Amazon Slams Door On Flash Ads Starting September 1

Amazon is the latest major tech company to kick Adobe's Flash platform to the curb. Effective September 1, 2015, the world's most popular online retailer will no longer accept Flash-based advertisements on its main site or through it's third-party Amazon Advertising Platform (AAP), the company announced this week. Interestingly, it's not Flash's history of security woes that prompted Amazon's decision.

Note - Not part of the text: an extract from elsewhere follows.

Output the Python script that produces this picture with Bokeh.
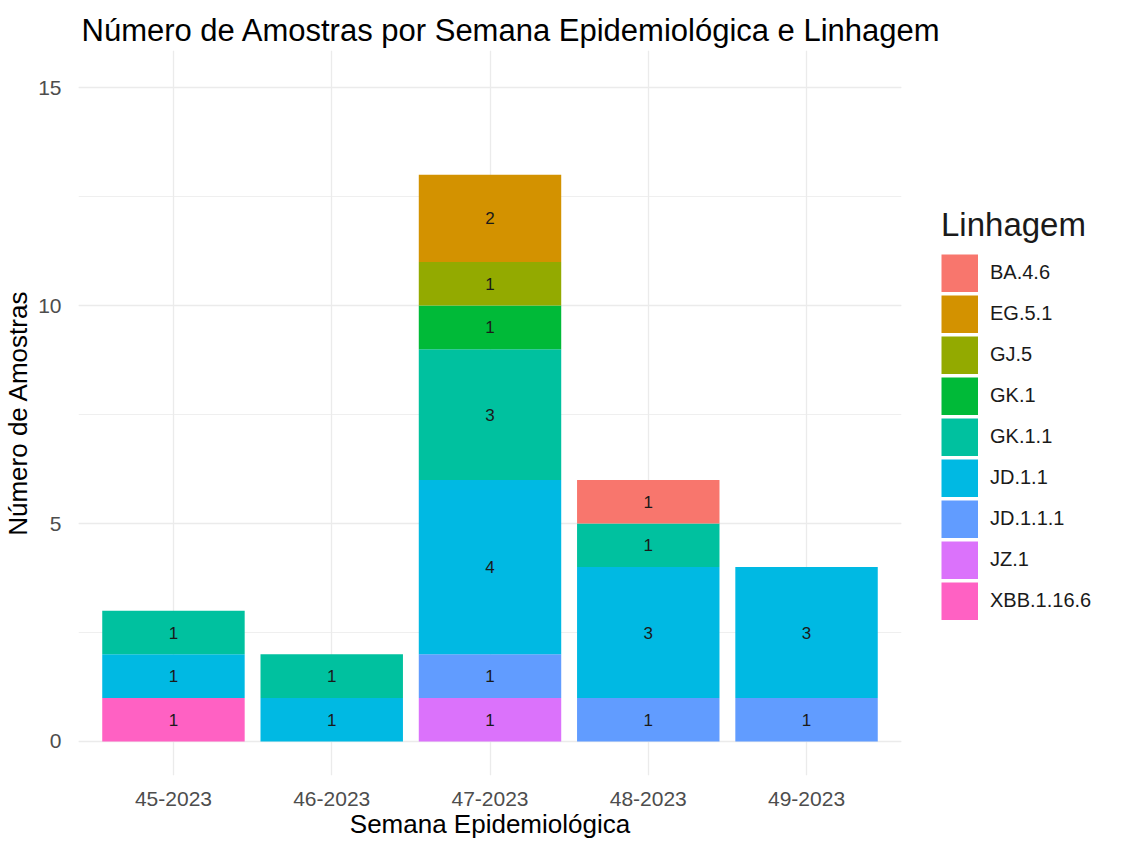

"This is driven by recent browser setting updates from Google Chrome, and existing browser settings from Mozilla Firefox and Apple Safari, that limits Flash content displayed on web pages," Amazon explained. "This change ensures customers continue to have a positive, consistent experience across Amazon and its affiliates, and that ads displayed across the site function properly for optimal performance."

Amazon

In other words, Amazon is simply going with the flow. Back in July, Mozilla made the decision to block Flash content by default on all versions of its Firefox browser, and prior to that, Google tested a feature in Chrome that would automatically pause Flash content that was deemed unnecessary.

There's no denying that Flash has seen better days. The platform's decline began when Apple said it wouldn't support Flash on its mobile devices, and though Google toyed with a mobile version of Flash for Android, it never went anywhere.

In place of Flash-based ads, Amazon wants developers to use HTML5.